Anonymous · April 13, 2023 at 2:52 pm

Without “Chrome Dome” (Bombers in the Air 24/7/365) the Strategic Bomber is Useless. In 1964, when I was 5, my Father was in the Air Force, and my Grandparents lived in Utica, NY. The SAC Base at Griffiss AFB ran Bomber Patrols continuously like that- every 4 Hours Tankers and Bombers coming and going to keep the Chrome Dome Up.

It doesn’t matter now, as the Air Defenses of Russia make it Impossible for Subsonic Bombers to get anywhere near any Target in Russia- USAF knows this, too, which is why the Bomber Forces have been reduced to Cruise Missile Carriers. And that still doesn’t matter, because none of those old Buzz-Bombs are even slightly Supersonic.

    Aesop · April 14, 2023 at 1:07 pm

    Oh please.
    A German teenager landed in Moscow next to Red Square at the height of the Cold War, and got there in a frickin’ Cessna 172. It took all of Russia’s considerable might to down an off-course Korean airliner that was lit up like a Christmas tree, FFS. “Russian air defense” is a bigger tri-oxymoron than Meals Ready To Eat, and your info on their actual capabilities is demonstrably about 50 years out of date. At the height of the VN War, with the thickest Russian air defenses ever emplaced on the planet guarding Hanoi, they could only stop about 8% (16/207) of the B-52s after a week and a half of trying, which is why NVN was dragged to the peace talks after just 11 days. You could look it up. If those had been nuke-armed, there’d have be nothing alive but cockroaches from China to the DMZ by noon on Day One. Unlatch from Putin’s nethers. We stopped buying manned bombers by the thousands after that because we realized we could take anyone out with a fraction of the SAC force from the 1960s.

      Michael · April 15, 2023 at 7:33 pm

      Aesop your knowledge of Russian Air Defense is Awesome. You must have spent a lot of time researching and studying reports from many useful sources.

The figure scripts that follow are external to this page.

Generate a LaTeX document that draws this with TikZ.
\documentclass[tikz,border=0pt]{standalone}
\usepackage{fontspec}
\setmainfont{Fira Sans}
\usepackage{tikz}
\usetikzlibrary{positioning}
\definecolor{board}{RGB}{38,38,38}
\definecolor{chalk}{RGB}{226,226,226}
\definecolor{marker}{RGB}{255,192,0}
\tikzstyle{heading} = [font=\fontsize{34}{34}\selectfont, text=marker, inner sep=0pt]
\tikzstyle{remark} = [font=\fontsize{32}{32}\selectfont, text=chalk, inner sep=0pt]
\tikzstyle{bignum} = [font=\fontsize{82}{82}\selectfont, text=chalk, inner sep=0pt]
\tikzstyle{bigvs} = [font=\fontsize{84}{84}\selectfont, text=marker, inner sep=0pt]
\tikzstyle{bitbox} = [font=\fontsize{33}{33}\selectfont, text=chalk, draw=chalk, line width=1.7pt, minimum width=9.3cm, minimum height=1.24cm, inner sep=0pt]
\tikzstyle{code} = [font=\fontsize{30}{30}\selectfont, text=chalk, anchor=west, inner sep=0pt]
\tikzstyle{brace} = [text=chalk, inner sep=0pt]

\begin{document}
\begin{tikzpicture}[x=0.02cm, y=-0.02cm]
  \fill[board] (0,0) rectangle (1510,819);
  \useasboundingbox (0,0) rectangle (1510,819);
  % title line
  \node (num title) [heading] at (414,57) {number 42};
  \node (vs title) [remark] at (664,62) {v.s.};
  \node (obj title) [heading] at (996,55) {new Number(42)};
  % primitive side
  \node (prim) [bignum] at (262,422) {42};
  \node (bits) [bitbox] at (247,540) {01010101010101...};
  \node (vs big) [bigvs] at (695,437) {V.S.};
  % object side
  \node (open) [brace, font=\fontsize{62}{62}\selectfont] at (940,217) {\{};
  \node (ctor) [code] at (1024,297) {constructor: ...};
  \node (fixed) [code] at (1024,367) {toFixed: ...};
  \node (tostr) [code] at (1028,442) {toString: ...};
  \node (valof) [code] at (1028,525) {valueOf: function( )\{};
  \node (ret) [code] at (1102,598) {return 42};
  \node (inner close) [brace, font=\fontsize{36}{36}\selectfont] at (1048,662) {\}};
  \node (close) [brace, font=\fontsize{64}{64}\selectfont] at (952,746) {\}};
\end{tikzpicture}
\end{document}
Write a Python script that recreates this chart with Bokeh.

      Please post a few current (as in past 4 years) links to show just how “Poor” Russian Air Defense is. I’m sure your research has several easily at hand.

      I have a few Air Force relatives that have a rather different viewpoint than you do. One of the is active duty in the Israelis Airforce. The Israelis seem to take even the upgraded ex-soviet Anti-Air seriously.

        Aesop · April 19, 2023 at 7:56 pm

        I take it as seriously as needs be.
        Which isn’t very, and a far cry from “invincible”.

        As already noted, at the height of the Cold War, with ten times the available forces they have today, and all the marbles on the table 24/7/365, their ADIZ was successfully penetrated by a Cessna 172 which landed yards from the Kremlin.
        QED
        [Pro tip: they have not become better and more capable after ten years of draconian drawdowns and rusting in place post-Soviet collapse, to a fraction of their former size. As the last year should have illustrated even to the Helen Keller Strategy Association.]

        The obvious failures and shortcomings of their equipment in VN not being recent enough for you, perhaps you’ll recall having heard how the sixth largest army in the world, replete with the cream of their equipment, fared in 1991, and again in 2003. When last I looked, we dismantled their entire air defenses within hours, both times, with a fraction of our own available forces.

        Russia has spent the last year getting punked by COTS drones with re-purposed grenades and mortar shells. Their entire air farce has been notable by its almost complete absence from the skies during the entire conflict. There’s no way to sugarcoat that, and not enough lipstick to dress up that piggie.

        Israel has so punked Russian air defences times beyond counting, you should have hesitated to even mention them, unless you wanted to make my case for me. Nonetheless, their country is so geographically small, their planes are subject to hostile air defense from the moment they leave the ground, and within enemy SA and SS missile range, and in many cases tube artillery range, even when they’re parked.

        None of that applies to us. So much for comparing apples to pineapples.

        Meanwhile, the B-52s we own are liable to still be in active service past their 100th birthday, in all likelihood, and the Bones and B-2s are more capable than that.
        Draw your own conclusions.

        When you notice our own Air Farce is neither screaming for new bombers, nor offering to scrap the ones they have because of uselessness and obsolescence, you’ll be getting warmer.

        Try doing your own research. And unless one of your relatives writes air battle doctrine and strategy, their opinions on the topic are worth what you paid for them.

          Michael · April 20, 2023 at 8:31 pm

          So typical Aesop reply.

          No links

          Given the time to type out your reply IF you really had any Factual Links, you could have posted them. QED as you say.

          No facts, plenty opinions. I was going to be ruder but Divemedic dislike flames.

          And Sadly, it’s going to be grim when real world US Aircraft meet up with the pathetic Russian Anti-air.

          But, but, but their SCARED of Our Nukes, Ok I already gave your standard answer. So, stand down and pretend you didn’t read this post.

Jonesy · April 14, 2023 at 9:55 am

The real question is this: what is the ratio of our available warheads to China’s or Russias that make MAD no longer a deterrent?

If they someday decide that they can wipe us out and feel the the damage we can inflict in return is acceptable, then we are in trouble.

EN2 SS · April 14, 2023 at 9:02 pm

All anyone needs is two EMP blasts just inside the east and west coastlines, this country is dead. Thanks to the demoncrats, Korea and Iran will be able to do that when they want too.

Joe Texan · April 17, 2023 at 12:37 pm

I was at JSTPS in the late 1980s and worked on the targeting databases for the Peacekeepers. Now they’re all gone. What a waste.